**PROMPT**
Return every line below as is, leaving out the pictures.
── COLLECTED DATA
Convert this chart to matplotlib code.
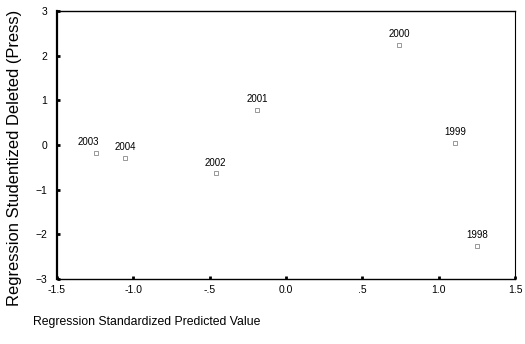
import matplotlib
matplotlib.use("Agg")
import matplotlib.pyplot as plt

# values
years = ['2003', '2004', '2002', '2001', '2000', '1999', '1998']
predicted = [-1.245, -1.055, -0.46, -0.19, 0.74, 1.11, 1.25]
deleted = [-0.18, -0.29, -0.63, 0.79, 2.24, 0.05, -2.26]
label_shift = [-0.05, 0.0, 0.0, 0.0, 0.0, 0.0, 0.0]

x_ticks = [-1.5, -1.0, -0.5, 0.0, 0.5, 1.0, 1.5]
x_tick_labels = ['-1.5', '-1.0', '-.5', '0.0', '.5', '1.0', '1.5']
y_ticks = [-3, -2, -1, 0, 1, 2, 3]


def main() -> None:
    plt.rcParams['font.family'] = ['Liberation Sans', 'DejaVu Sans']

    fig = plt.figure(figsize=(5.25, 3.44), dpi=100)
    ax = fig.add_axes([57 / 525, 1 - 279 / 344, (515 - 57) / 525, (279 - 11) / 344])

    ax.plot(predicted, deleted, linestyle='none', marker='s', markersize=2.5,
            markerfacecolor='none', markeredgecolor='#888888', markeredgewidth=0.6)

    for name, px, py, dx in zip(years, predicted, deleted, label_shift):
        ax.annotate(name, (px + dx, py), xytext=(0, 4), textcoords='offset points',
                    ha='center', va='bottom', fontsize=7)

    ax.set_xlim(-1.5, 1.5)
    ax.set_ylim(-3, 3)
    ax.set_xticks(x_ticks)
    ax.set_xticklabels(x_tick_labels)
    ax.set_yticks(y_ticks)
    ax.tick_params(direction='in', length=2, width=2, labelsize=7.5)
    ax.tick_params(axis='x', pad=4)
    ax.tick_params(axis='y', pad=7)

    ax.spines['left'].set_linewidth(1.6)
    ax.spines['bottom'].set_linewidth(1.0)
    ax.spines['top'].set_linewidth(1.0)
    ax.spines['right'].set_linewidth(0.8)
    ax.spines['right'].set_linestyle((0, (4, 1)))

    fig.text(33 / 525, 1 - 322 / 344, 'Regression Standardized Predicted Value',
             ha='left', va='center', fontsize=8.8)
    fig.text(15 / 525, 1 - 306 / 344, 'Regression Studentized Deleted (Press)',
             rotation=90, ha='center', va='bottom', fontsize=11.9)

    fig.savefig('out.png', dpi=100)


if __name__ == '__main__':
    main()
────
**FULL OUTPUT**
Convert this chart to matplotlib code.
import matplotlib
matplotlib.use("Agg")
import matplotlib.pyplot as plt

# values
years = ['2003', '2004', '2002', '2001', '2000', '1999', '1998']
predicted = [-1.245, -1.055, -0.46, -0.19, 0.74, 1.11, 1.25]
deleted = [-0.18, -0.29, -0.63, 0.79, 2.24, 0.05, -2.26]
label_shift = [-0.05, 0.0, 0.0, 0.0, 0.0, 0.0, 0.0]

x_ticks = [-1.5, -1.0, -0.5, 0.0, 0.5, 1.0, 1.5]
x_tick_labels = ['-1.5', '-1.0', '-.5', '0.0', '.5', '1.0', '1.5']
y_ticks = [-3, -2, -1, 0, 1, 2, 3]


def main() -> None:
    plt.rcParams['font.family'] = ['Liberation Sans', 'DejaVu Sans']

    fig = plt.figure(figsize=(5.25, 3.44), dpi=100)
    ax = fig.add_axes([57 / 525, 1 - 279 / 344, (515 - 57) / 525, (279 - 11) / 344])

    ax.plot(predicted, deleted, linestyle='none', marker='s', markersize=2.5,
            markerfacecolor='none', markeredgecolor='#888888', markeredgewidth=0.6)

    for name, px, py, dx in zip(years, predicted, deleted, label_shift):
        ax.annotate(name, (px + dx, py), xytext=(0, 4), textcoords='offset points',
                    ha='center', va='bottom', fontsize=7)

    ax.set_xlim(-1.5, 1.5)
    ax.set_ylim(-3, 3)
    ax.set_xticks(x_ticks)
    ax.set_xticklabels(x_tick_labels)
    ax.set_yticks(y_ticks)
    ax.tick_params(direction='in', length=2, width=2, labelsize=7.5)
    ax.tick_params(axis='x', pad=4)
    ax.tick_params(axis='y', pad=7)

    ax.spines['left'].set_linewidth(1.6)
    ax.spines['bottom'].set_linewidth(1.0)
    ax.spines['top'].set_linewidth(1.0)
    ax.spines['right'].set_linewidth(0.8)
    ax.spines['right'].set_linestyle((0, (4, 1)))

    fig.text(33 / 525, 1 - 322 / 344, 'Regression Standardized Predicted Value',
             ha='left', va='center', fontsize=8.8)
    fig.text(15 / 525, 1 - 306 / 344, 'Regression Studentized Deleted (Press)',
             rotation=90, ha='center', va='bottom', fontsize=11.9)

    fig.savefig('out.png', dpi=100)


if __name__ == '__main__':
    main()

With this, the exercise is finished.